** What to produce **
Give all the lines below again, exactly, with no pictures.

##########

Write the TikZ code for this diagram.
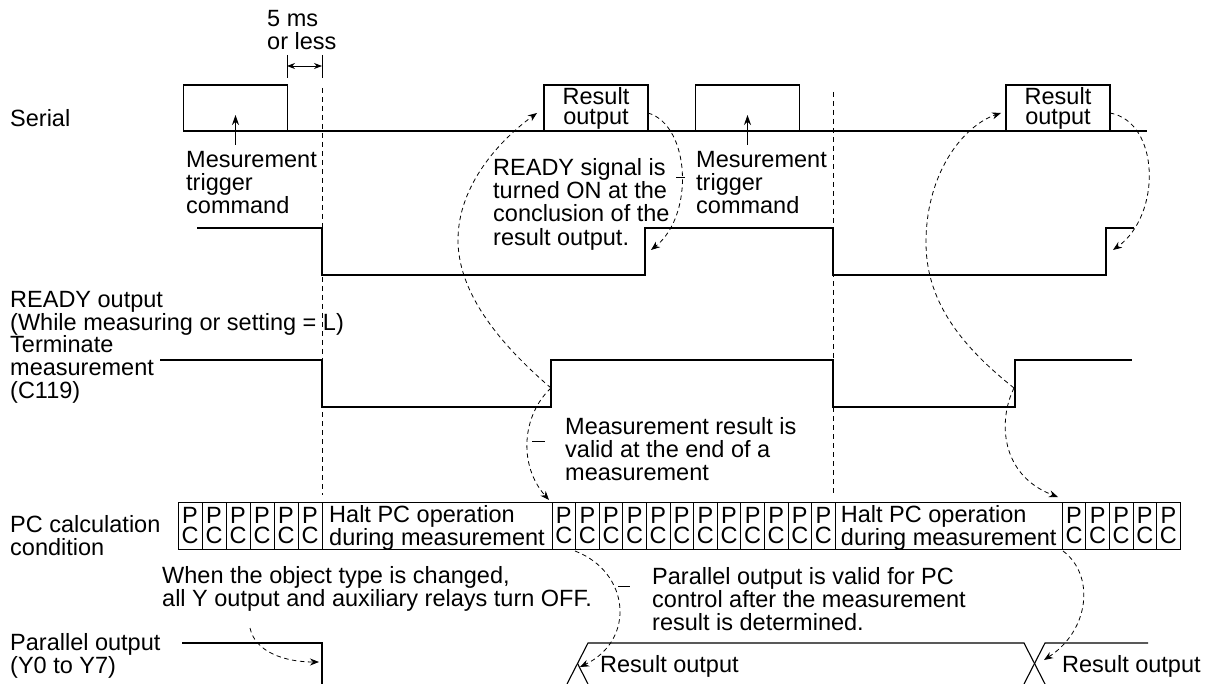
\documentclass[tikz,border=0pt]{standalone}
\usepackage{fontspec}
\setmainfont{Liberation Sans}
\usetikzlibrary{arrows.meta}
\newcommand{\lbfont}{\fontsize{23.5}{23.3}\selectfont}
\newcommand{\boxfont}{\fontsize{23.5}{20}\selectfont}

\begin{document}
\begin{tikzpicture}[x=1pt, y=-1pt, >=Stealth,
  wave/.style={line width=1.1pt},
  lbl/.style={anchor=north west, align=left, inner sep=0pt, font=\lbfont},
  pulse/.style={draw, line width=1.1pt, minimum width=104pt, minimum height=46pt, inner sep=0pt, align=center, font=\boxfont},
  cell/.style={draw, line width=0.8pt, minimum width=23.6pt, minimum height=47pt, inner sep=0pt, align=center, text depth=0pt, font=\boxfont},
  guide/.style={line width=0.9pt, dash pattern=on 5pt off 4pt},
  note/.style={line width=0.8pt, dash pattern=on 4.5pt off 3.5pt, -{Stealth[length=9pt,width=7pt]}},
  trig/.style={line width=0.9pt, -{Stealth[length=10pt,width=7pt]}},
  lead/.style={line width=0.8pt}]

\useasboundingbox (0,0) rectangle (1220,684);

% row labels
\node[lbl] (serial) at (10,109) {Serial};
\node[lbl] (readyout) at (10,291) {READY output\\(While measuring or setting = L)};
\node[lbl] (term) at (10,335) {Terminate\\measurement\\(C119)};
\node[lbl] (pccalc) at (10,515) {PC calculation\\condition};
\node[lbl] (parout) at (10,633) {Parallel output\\(Y0 to Y7)};

% serial line and frames
\draw[wave] (184,131) -- (1147,131);
\node[pulse] (trig1) at (235.5,108) {};
\node[pulse] (res1) at (596,108) {Result\\output};
\node[pulse] (trig2) at (747.5,108) {};
\node[pulse] (res2) at (1058,108) {Result\\output};

\node[lbl] (cmd1) at (186,151) {Mesurement\\trigger\\command};
\node[lbl] (cmd2) at (696,151) {Mesurement\\trigger\\command};
\draw[trig] (trig1.center |- cmd1.north) ++(0,-6) -- ([yshift=-7pt]trig1.center);
\draw[trig] (trig2.center |- cmd2.north) ++(0,-6) -- ([yshift=-7pt]trig2.center);

% 5 ms
\node[lbl] (fivems) at (267,10) {5 ms\\or less};
\draw[lead] (287,55) -- (287,78) (322,55) -- (322,78);
\draw[lead, {Stealth[length=8pt,width=6pt]}-{Stealth[length=8pt,width=6pt]}] (287,66) -- (322,66);

% timing guides
\draw[guide] (322,88) -- (322,495);
\draw[guide] (833,92) -- (833,495);

% READY and terminate
\draw[wave] (197,228) -- (322,228) -- (322,275) -- (645,275) -- (645,228) -- (833,228)
  -- (833,275) -- (1106,275) -- (1106,228) -- (1134,228);
\draw[wave] (160,360) -- (322,360) -- (322,407) -- (551,407) -- (551,360) -- (833,360)
  -- (833,407) -- (1015,407) -- (1015,360) -- (1132,360);

% PC row
\foreach \i in {0,...,5}
  \node[cell, minimum width=24pt] (pa\i) at ({190+24*\i},525.5) {P\\C};
\node[cell, minimum width=230pt, align=left] (halt1) at (437,525.5) {Halt PC operation\\during measurement};
\foreach \i in {0,...,11}
  \node[cell] (pb\i) at ({563.8+23.6*\i},525.5) {P\\C};
\node[cell, minimum width=227pt, align=left] (halt2) at (948.7,525.5) {Halt PC operation\\during measurement};
\foreach \i in {0,...,4}
  \node[cell] (pc\i) at ({1074+23.6*\i},525.5) {P\\C};

% parallel output
\draw[wave] (182,643) -- (322,643) -- (322,684);
\draw[wave] (567,684) -- (588,643) -- (1024,643) -- (1045,684);
\draw[wave] (577.5,663.5) -- (588,684);
\draw[wave] (1024,684) -- (1045,643) -- (1148,643);
\node[lbl] (resout1) at (600,655) {Result output};
\node[lbl] (resout2) at (1062,655) {Result output};

% notes
\node[lbl] (readysig) at (493,158) {READY signal is\\turned ON at the\\conclusion of the\\result output.};
\node[lbl] (mres) at (565,417) {Measurement result is\\valid at the end of a\\measurement};
\node[lbl] (objchg) at (162,566) {When the object type is changed,\\all Y output and auxiliary relays turn OFF.};
\node[lbl] (parvalid) at (652,567) {Parallel output is valid for PC\\control after the measurement\\result is determined.};

% dashed notes
\coordinate (up1) at (551,388);
\coordinate (up2) at (1014,388);
\coordinate (mid1) at (458,240);
\coordinate (mid2) at (926,240);
\coordinate (in1) at (537,113);
\coordinate (in2) at (1001,113);
\coordinate (pc1) at (549,500);
\coordinate (pc2) at (1058,497);
\coordinate (out1) at (648,113);
\coordinate (out2) at (1110,113);
\coordinate (rdy1) at (651,250);
\coordinate (rdy2) at (1113,250);
\coordinate (h1) at (575,551);
\coordinate (h2) at (1063,551);
\coordinate (x1) at (580,667);
\coordinate (x2) at (1044,660);
\coordinate (chg) at (250,628);
\coordinate (fall) at (319,662);

\draw[note] (up1) .. controls (495,340) and (458,290) .. (mid1)
  .. controls (458,185) and (500,140) .. (in1);
\draw[note] (up1) .. controls (522,415) and (518,465) .. (pc1);
\draw[note] (out1) .. controls (690,125) and (695,215) .. (rdy1);
\draw[note] (up2) .. controls (960,345) and (925,300) .. (mid2)
  .. controls (927,170) and (965,125) .. (in2);
\draw[note] (up2) .. controls (998,420) and (1000,475) .. (pc2);
\draw[note] (out2) .. controls (1160,122) and (1162,215) .. (rdy2);
\draw[note] (h1) .. controls (630,572) and (636,640) .. (x1);
\draw[note] (h2) .. controls (1095,575) and (1090,630) .. (x2);
\draw[note] (chg) .. controls (255,652) and (285,662) .. (fall);

% leaders
\draw[lead] (676,177) -- (685,177);
\draw[lead] (532,441) -- (545,441);
\draw[lead] (618,586) -- (630,586);
\end{tikzpicture}
\end{document}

##########

** Result of this exercise **
Write the TikZ code for this diagram.
\documentclass[tikz,border=0pt]{standalone}
\usepackage{fontspec}
\setmainfont{Liberation Sans}
\usetikzlibrary{arrows.meta}
\newcommand{\lbfont}{\fontsize{23.5}{23.3}\selectfont}
\newcommand{\boxfont}{\fontsize{23.5}{20}\selectfont}

\begin{document}
\begin{tikzpicture}[x=1pt, y=-1pt, >=Stealth,
  wave/.style={line width=1.1pt},
  lbl/.style={anchor=north west, align=left, inner sep=0pt, font=\lbfont},
  pulse/.style={draw, line width=1.1pt, minimum width=104pt, minimum height=46pt, inner sep=0pt, align=center, font=\boxfont},
  cell/.style={draw, line width=0.8pt, minimum width=23.6pt, minimum height=47pt, inner sep=0pt, align=center, text depth=0pt, font=\boxfont},
  guide/.style={line width=0.9pt, dash pattern=on 5pt off 4pt},
  note/.style={line width=0.8pt, dash pattern=on 4.5pt off 3.5pt, -{Stealth[length=9pt,width=7pt]}},
  trig/.style={line width=0.9pt, -{Stealth[length=10pt,width=7pt]}},
  lead/.style={line width=0.8pt}]

\useasboundingbox (0,0) rectangle (1220,684);

% row labels
\node[lbl] (serial) at (10,109) {Serial};
\node[lbl] (readyout) at (10,291) {READY output\\(While measuring or setting = L)};
\node[lbl] (term) at (10,335) {Terminate\\measurement\\(C119)};
\node[lbl] (pccalc) at (10,515) {PC calculation\\condition};
\node[lbl] (parout) at (10,633) {Parallel output\\(Y0 to Y7)};

% serial line and frames
\draw[wave] (184,131) -- (1147,131);
\node[pulse] (trig1) at (235.5,108) {};
\node[pulse] (res1) at (596,108) {Result\\output};
\node[pulse] (trig2) at (747.5,108) {};
\node[pulse] (res2) at (1058,108) {Result\\output};

\node[lbl] (cmd1) at (186,151) {Mesurement\\trigger\\command};
\node[lbl] (cmd2) at (696,151) {Mesurement\\trigger\\command};
\draw[trig] (trig1.center |- cmd1.north) ++(0,-6) -- ([yshift=-7pt]trig1.center);
\draw[trig] (trig2.center |- cmd2.north) ++(0,-6) -- ([yshift=-7pt]trig2.center);

% 5 ms
\node[lbl] (fivems) at (267,10) {5 ms\\or less};
\draw[lead] (287,55) -- (287,78) (322,55) -- (322,78);
\draw[lead, {Stealth[length=8pt,width=6pt]}-{Stealth[length=8pt,width=6pt]}] (287,66) -- (322,66);

% timing guides
\draw[guide] (322,88) -- (322,495);
\draw[guide] (833,92) -- (833,495);

% READY and terminate
\draw[wave] (197,228) -- (322,228) -- (322,275) -- (645,275) -- (645,228) -- (833,228)
  -- (833,275) -- (1106,275) -- (1106,228) -- (1134,228);
\draw[wave] (160,360) -- (322,360) -- (322,407) -- (551,407) -- (551,360) -- (833,360)
  -- (833,407) -- (1015,407) -- (1015,360) -- (1132,360);

% PC row
\foreach \i in {0,...,5}
  \node[cell, minimum width=24pt] (pa\i) at ({190+24*\i},525.5) {P\\C};
\node[cell, minimum width=230pt, align=left] (halt1) at (437,525.5) {Halt PC operation\\during measurement};
\foreach \i in {0,...,11}
  \node[cell] (pb\i) at ({563.8+23.6*\i},525.5) {P\\C};
\node[cell, minimum width=227pt, align=left] (halt2) at (948.7,525.5) {Halt PC operation\\during measurement};
\foreach \i in {0,...,4}
  \node[cell] (pc\i) at ({1074+23.6*\i},525.5) {P\\C};

% parallel output
\draw[wave] (182,643) -- (322,643) -- (322,684);
\draw[wave] (567,684) -- (588,643) -- (1024,643) -- (1045,684);
\draw[wave] (577.5,663.5) -- (588,684);
\draw[wave] (1024,684) -- (1045,643) -- (1148,643);
\node[lbl] (resout1) at (600,655) {Result output};
\node[lbl] (resout2) at (1062,655) {Result output};

% notes
\node[lbl] (readysig) at (493,158) {READY signal is\\turned ON at the\\conclusion of the\\result output.};
\node[lbl] (mres) at (565,417) {Measurement result is\\valid at the end of a\\measurement};
\node[lbl] (objchg) at (162,566) {When the object type is changed,\\all Y output and auxiliary relays turn OFF.};
\node[lbl] (parvalid) at (652,567) {Parallel output is valid for PC\\control after the measurement\\result is determined.};

% dashed notes
\coordinate (up1) at (551,388);
\coordinate (up2) at (1014,388);
\coordinate (mid1) at (458,240);
\coordinate (mid2) at (926,240);
\coordinate (in1) at (537,113);
\coordinate (in2) at (1001,113);
\coordinate (pc1) at (549,500);
\coordinate (pc2) at (1058,497);
\coordinate (out1) at (648,113);
\coordinate (out2) at (1110,113);
\coordinate (rdy1) at (651,250);
\coordinate (rdy2) at (1113,250);
\coordinate (h1) at (575,551);
\coordinate (h2) at (1063,551);
\coordinate (x1) at (580,667);
\coordinate (x2) at (1044,660);
\coordinate (chg) at (250,628);
\coordinate (fall) at (319,662);

\draw[note] (up1) .. controls (495,340) and (458,290) .. (mid1)
  .. controls (458,185) and (500,140) .. (in1);
\draw[note] (up1) .. controls (522,415) and (518,465) .. (pc1);
\draw[note] (out1) .. controls (690,125) and (695,215) .. (rdy1);
\draw[note] (up2) .. controls (960,345) and (925,300) .. (mid2)
  .. controls (927,170) and (965,125) .. (in2);
\draw[note] (up2) .. controls (998,420) and (1000,475) .. (pc2);
\draw[note] (out2) .. controls (1160,122) and (1162,215) .. (rdy2);
\draw[note] (h1) .. controls (630,572) and (636,640) .. (x1);
\draw[note] (h2) .. controls (1095,575) and (1090,630) .. (x2);
\draw[note] (chg) .. controls (255,652) and (285,662) .. (fall);

% leaders
\draw[lead] (676,177) -- (685,177);
\draw[lead] (532,441) -- (545,441);
\draw[lead] (618,586) -- (630,586);
\end{tikzpicture}
\end{document}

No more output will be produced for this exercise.